_Your instructions_: With the images removed, repeat the data below exactly.
[start]
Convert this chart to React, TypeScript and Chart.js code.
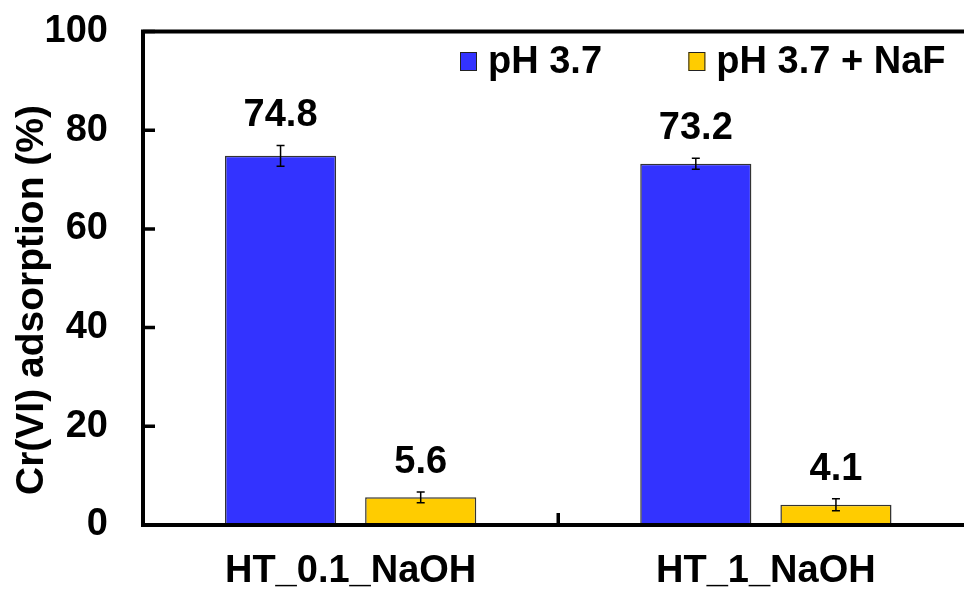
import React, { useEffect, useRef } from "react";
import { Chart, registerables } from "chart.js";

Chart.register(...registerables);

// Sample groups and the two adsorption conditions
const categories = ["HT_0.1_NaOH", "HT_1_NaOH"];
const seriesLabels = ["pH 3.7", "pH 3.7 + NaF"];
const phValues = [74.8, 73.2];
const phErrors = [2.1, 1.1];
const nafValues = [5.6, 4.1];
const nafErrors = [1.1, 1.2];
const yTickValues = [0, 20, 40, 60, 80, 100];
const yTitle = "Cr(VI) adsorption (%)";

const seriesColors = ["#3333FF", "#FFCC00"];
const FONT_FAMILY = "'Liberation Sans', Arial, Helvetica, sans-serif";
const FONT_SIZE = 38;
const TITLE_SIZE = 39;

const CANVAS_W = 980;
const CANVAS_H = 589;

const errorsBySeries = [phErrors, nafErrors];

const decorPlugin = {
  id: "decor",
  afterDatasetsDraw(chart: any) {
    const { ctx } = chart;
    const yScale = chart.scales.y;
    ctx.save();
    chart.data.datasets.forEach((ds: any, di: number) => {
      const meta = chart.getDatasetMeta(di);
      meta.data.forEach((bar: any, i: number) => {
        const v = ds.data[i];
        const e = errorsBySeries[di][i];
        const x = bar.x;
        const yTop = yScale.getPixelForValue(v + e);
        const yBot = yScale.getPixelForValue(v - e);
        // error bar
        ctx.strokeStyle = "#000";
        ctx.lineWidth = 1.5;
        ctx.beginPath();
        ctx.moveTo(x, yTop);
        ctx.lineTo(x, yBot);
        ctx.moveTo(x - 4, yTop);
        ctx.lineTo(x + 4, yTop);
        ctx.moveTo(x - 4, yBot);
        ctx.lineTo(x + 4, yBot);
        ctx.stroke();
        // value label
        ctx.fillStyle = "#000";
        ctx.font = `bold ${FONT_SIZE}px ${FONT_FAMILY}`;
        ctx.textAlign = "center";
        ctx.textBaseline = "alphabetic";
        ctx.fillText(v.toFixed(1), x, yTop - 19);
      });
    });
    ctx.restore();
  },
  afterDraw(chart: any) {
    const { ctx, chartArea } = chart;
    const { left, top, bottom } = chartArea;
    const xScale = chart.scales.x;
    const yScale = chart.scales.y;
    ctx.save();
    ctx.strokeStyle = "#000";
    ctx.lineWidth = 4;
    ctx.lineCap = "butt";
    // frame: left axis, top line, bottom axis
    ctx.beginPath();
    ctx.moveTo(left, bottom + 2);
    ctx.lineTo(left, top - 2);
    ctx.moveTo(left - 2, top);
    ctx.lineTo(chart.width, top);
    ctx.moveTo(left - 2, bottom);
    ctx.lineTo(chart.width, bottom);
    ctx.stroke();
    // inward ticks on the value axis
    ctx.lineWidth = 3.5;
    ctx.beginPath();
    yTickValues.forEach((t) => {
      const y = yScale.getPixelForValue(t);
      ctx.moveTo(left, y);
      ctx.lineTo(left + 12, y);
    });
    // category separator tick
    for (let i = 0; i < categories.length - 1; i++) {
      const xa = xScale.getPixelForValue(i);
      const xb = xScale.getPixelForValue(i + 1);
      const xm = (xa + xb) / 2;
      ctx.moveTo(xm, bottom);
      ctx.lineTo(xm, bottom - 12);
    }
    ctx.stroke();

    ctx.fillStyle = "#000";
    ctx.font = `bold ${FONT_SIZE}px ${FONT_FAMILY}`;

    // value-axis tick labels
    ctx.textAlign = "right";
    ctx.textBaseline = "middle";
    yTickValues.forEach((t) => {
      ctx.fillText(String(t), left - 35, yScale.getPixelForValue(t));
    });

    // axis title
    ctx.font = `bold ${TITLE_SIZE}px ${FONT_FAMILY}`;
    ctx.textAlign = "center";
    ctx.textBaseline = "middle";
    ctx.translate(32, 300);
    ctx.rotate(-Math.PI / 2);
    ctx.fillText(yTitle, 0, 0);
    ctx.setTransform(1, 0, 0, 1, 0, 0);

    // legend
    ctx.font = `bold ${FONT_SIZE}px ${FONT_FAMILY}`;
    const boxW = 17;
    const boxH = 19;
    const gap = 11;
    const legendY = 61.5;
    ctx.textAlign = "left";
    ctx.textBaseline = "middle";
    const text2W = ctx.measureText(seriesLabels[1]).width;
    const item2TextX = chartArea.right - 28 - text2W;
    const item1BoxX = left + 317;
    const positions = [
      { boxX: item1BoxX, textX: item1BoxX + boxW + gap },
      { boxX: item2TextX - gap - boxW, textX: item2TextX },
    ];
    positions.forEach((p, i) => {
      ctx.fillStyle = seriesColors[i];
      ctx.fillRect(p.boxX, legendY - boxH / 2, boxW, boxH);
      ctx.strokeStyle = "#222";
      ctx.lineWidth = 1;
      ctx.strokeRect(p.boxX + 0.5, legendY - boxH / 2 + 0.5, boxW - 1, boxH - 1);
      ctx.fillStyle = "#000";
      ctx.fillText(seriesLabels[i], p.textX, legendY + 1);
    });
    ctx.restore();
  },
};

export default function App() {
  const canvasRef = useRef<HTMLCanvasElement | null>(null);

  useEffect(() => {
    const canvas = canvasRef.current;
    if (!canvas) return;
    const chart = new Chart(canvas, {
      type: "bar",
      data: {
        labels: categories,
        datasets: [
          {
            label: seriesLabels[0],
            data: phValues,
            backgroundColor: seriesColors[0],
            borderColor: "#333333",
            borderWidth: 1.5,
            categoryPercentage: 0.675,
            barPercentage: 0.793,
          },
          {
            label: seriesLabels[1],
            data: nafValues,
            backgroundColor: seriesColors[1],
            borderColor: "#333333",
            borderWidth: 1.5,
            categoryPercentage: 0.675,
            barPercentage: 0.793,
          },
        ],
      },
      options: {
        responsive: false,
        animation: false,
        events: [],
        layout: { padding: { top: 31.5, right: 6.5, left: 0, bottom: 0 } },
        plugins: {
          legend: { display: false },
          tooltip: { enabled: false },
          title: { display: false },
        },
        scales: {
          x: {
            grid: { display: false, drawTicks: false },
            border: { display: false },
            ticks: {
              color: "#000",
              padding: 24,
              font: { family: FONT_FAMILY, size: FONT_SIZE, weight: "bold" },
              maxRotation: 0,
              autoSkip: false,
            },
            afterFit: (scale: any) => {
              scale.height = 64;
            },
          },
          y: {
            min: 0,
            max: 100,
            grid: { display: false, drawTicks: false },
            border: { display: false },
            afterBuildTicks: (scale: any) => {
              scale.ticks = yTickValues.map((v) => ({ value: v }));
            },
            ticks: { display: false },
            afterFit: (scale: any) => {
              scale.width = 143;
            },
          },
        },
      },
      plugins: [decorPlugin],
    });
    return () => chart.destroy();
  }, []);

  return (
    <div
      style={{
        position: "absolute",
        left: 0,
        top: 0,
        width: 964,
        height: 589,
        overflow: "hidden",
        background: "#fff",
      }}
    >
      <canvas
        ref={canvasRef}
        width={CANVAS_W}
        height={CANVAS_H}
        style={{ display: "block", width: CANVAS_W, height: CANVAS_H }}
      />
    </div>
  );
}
[end]
_Written solution_:
Convert this chart to React, TypeScript and Chart.js code.
import React, { useEffect, useRef } from "react";
import { Chart, registerables } from "chart.js";

Chart.register(...registerables);

// Sample groups and the two adsorption conditions
const categories = ["HT_0.1_NaOH", "HT_1_NaOH"];
const seriesLabels = ["pH 3.7", "pH 3.7 + NaF"];
const phValues = [74.8, 73.2];
const phErrors = [2.1, 1.1];
const nafValues = [5.6, 4.1];
const nafErrors = [1.1, 1.2];
const yTickValues = [0, 20, 40, 60, 80, 100];
const yTitle = "Cr(VI) adsorption (%)";

const seriesColors = ["#3333FF", "#FFCC00"];
const FONT_FAMILY = "'Liberation Sans', Arial, Helvetica, sans-serif";
const FONT_SIZE = 38;
const TITLE_SIZE = 39;

const CANVAS_W = 980;
const CANVAS_H = 589;

const errorsBySeries = [phErrors, nafErrors];

const decorPlugin = {
  id: "decor",
  afterDatasetsDraw(chart: any) {
    const { ctx } = chart;
    const yScale = chart.scales.y;
    ctx.save();
    chart.data.datasets.forEach((ds: any, di: number) => {
      const meta = chart.getDatasetMeta(di);
      meta.data.forEach((bar: any, i: number) => {
        const v = ds.data[i];
        const e = errorsBySeries[di][i];
        const x = bar.x;
        const yTop = yScale.getPixelForValue(v + e);
        const yBot = yScale.getPixelForValue(v - e);
        // error bar
        ctx.strokeStyle = "#000";
        ctx.lineWidth = 1.5;
        ctx.beginPath();
        ctx.moveTo(x, yTop);
        ctx.lineTo(x, yBot);
        ctx.moveTo(x - 4, yTop);
        ctx.lineTo(x + 4, yTop);
        ctx.moveTo(x - 4, yBot);
        ctx.lineTo(x + 4, yBot);
        ctx.stroke();
        // value label
        ctx.fillStyle = "#000";
        ctx.font = `bold ${FONT_SIZE}px ${FONT_FAMILY}`;
        ctx.textAlign = "center";
        ctx.textBaseline = "alphabetic";
        ctx.fillText(v.toFixed(1), x, yTop - 19);
      });
    });
    ctx.restore();
  },
  afterDraw(chart: any) {
    const { ctx, chartArea } = chart;
    const { left, top, bottom } = chartArea;
    const xScale = chart.scales.x;
    const yScale = chart.scales.y;
    ctx.save();
    ctx.strokeStyle = "#000";
    ctx.lineWidth = 4;
    ctx.lineCap = "butt";
    // frame: left axis, top line, bottom axis
    ctx.beginPath();
    ctx.moveTo(left, bottom + 2);
    ctx.lineTo(left, top - 2);
    ctx.moveTo(left - 2, top);
    ctx.lineTo(chart.width, top);
    ctx.moveTo(left - 2, bottom);
    ctx.lineTo(chart.width, bottom);
    ctx.stroke();
    // inward ticks on the value axis
    ctx.lineWidth = 3.5;
    ctx.beginPath();
    yTickValues.forEach((t) => {
      const y = yScale.getPixelForValue(t);
      ctx.moveTo(left, y);
      ctx.lineTo(left + 12, y);
    });
    // category separator tick
    for (let i = 0; i < categories.length - 1; i++) {
      const xa = xScale.getPixelForValue(i);
      const xb = xScale.getPixelForValue(i + 1);
      const xm = (xa + xb) / 2;
      ctx.moveTo(xm, bottom);
      ctx.lineTo(xm, bottom - 12);
    }
    ctx.stroke();

    ctx.fillStyle = "#000";
    ctx.font = `bold ${FONT_SIZE}px ${FONT_FAMILY}`;

    // value-axis tick labels
    ctx.textAlign = "right";
    ctx.textBaseline = "middle";
    yTickValues.forEach((t) => {
      ctx.fillText(String(t), left - 35, yScale.getPixelForValue(t));
    });

    // axis title
    ctx.font = `bold ${TITLE_SIZE}px ${FONT_FAMILY}`;
    ctx.textAlign = "center";
    ctx.textBaseline = "middle";
    ctx.translate(32, 300);
    ctx.rotate(-Math.PI / 2);
    ctx.fillText(yTitle, 0, 0);
    ctx.setTransform(1, 0, 0, 1, 0, 0);

    // legend
    ctx.font = `bold ${FONT_SIZE}px ${FONT_FAMILY}`;
    const boxW = 17;
    const boxH = 19;
    const gap = 11;
    const legendY = 61.5;
    ctx.textAlign = "left";
    ctx.textBaseline = "middle";
    const text2W = ctx.measureText(seriesLabels[1]).width;
    const item2TextX = chartArea.right - 28 - text2W;
    const item1BoxX = left + 317;
    const positions = [
      { boxX: item1BoxX, textX: item1BoxX + boxW + gap },
      { boxX: item2TextX - gap - boxW, textX: item2TextX },
    ];
    positions.forEach((p, i) => {
      ctx.fillStyle = seriesColors[i];
      ctx.fillRect(p.boxX, legendY - boxH / 2, boxW, boxH);
      ctx.strokeStyle = "#222";
      ctx.lineWidth = 1;
      ctx.strokeRect(p.boxX + 0.5, legendY - boxH / 2 + 0.5, boxW - 1, boxH - 1);
      ctx.fillStyle = "#000";
      ctx.fillText(seriesLabels[i], p.textX, legendY + 1);
    });
    ctx.restore();
  },
};

export default function App() {
  const canvasRef = useRef<HTMLCanvasElement | null>(null);

  useEffect(() => {
    const canvas = canvasRef.current;
    if (!canvas) return;
    const chart = new Chart(canvas, {
      type: "bar",
      data: {
        labels: categories,
        datasets: [
          {
            label: seriesLabels[0],
            data: phValues,
            backgroundColor: seriesColors[0],
            borderColor: "#333333",
            borderWidth: 1.5,
            categoryPercentage: 0.675,
            barPercentage: 0.793,
          },
          {
            label: seriesLabels[1],
            data: nafValues,
            backgroundColor: seriesColors[1],
            borderColor: "#333333",
            borderWidth: 1.5,
            categoryPercentage: 0.675,
            barPercentage: 0.793,
          },
        ],
      },
      options: {
        responsive: false,
        animation: false,
        events: [],
        layout: { padding: { top: 31.5, right: 6.5, left: 0, bottom: 0 } },
        plugins: {
          legend: { display: false },
          tooltip: { enabled: false },
          title: { display: false },
        },
        scales: {
          x: {
            grid: { display: false, drawTicks: false },
            border: { display: false },
            ticks: {
              color: "#000",
              padding: 24,
              font: { family: FONT_FAMILY, size: FONT_SIZE, weight: "bold" },
              maxRotation: 0,
              autoSkip: false,
            },
            afterFit: (scale: any) => {
              scale.height = 64;
            },
          },
          y: {
            min: 0,
            max: 100,
            grid: { display: false, drawTicks: false },
            border: { display: false },
            afterBuildTicks: (scale: any) => {
              scale.ticks = yTickValues.map((v) => ({ value: v }));
            },
            ticks: { display: false },
            afterFit: (scale: any) => {
              scale.width = 143;
            },
          },
        },
      },
      plugins: [decorPlugin],
    });
    return () => chart.destroy();
  }, []);

  return (
    <div
      style={{
        position: "absolute",
        left: 0,
        top: 0,
        width: 964,
        height: 589,
        overflow: "hidden",
        background: "#fff",
      }}
    >
      <canvas
        ref={canvasRef}
        width={CANVAS_W}
        height={CANVAS_H}
        style={{ display: "block", width: CANVAS_W, height: CANVAS_H }}
      />
    </div>
  );
}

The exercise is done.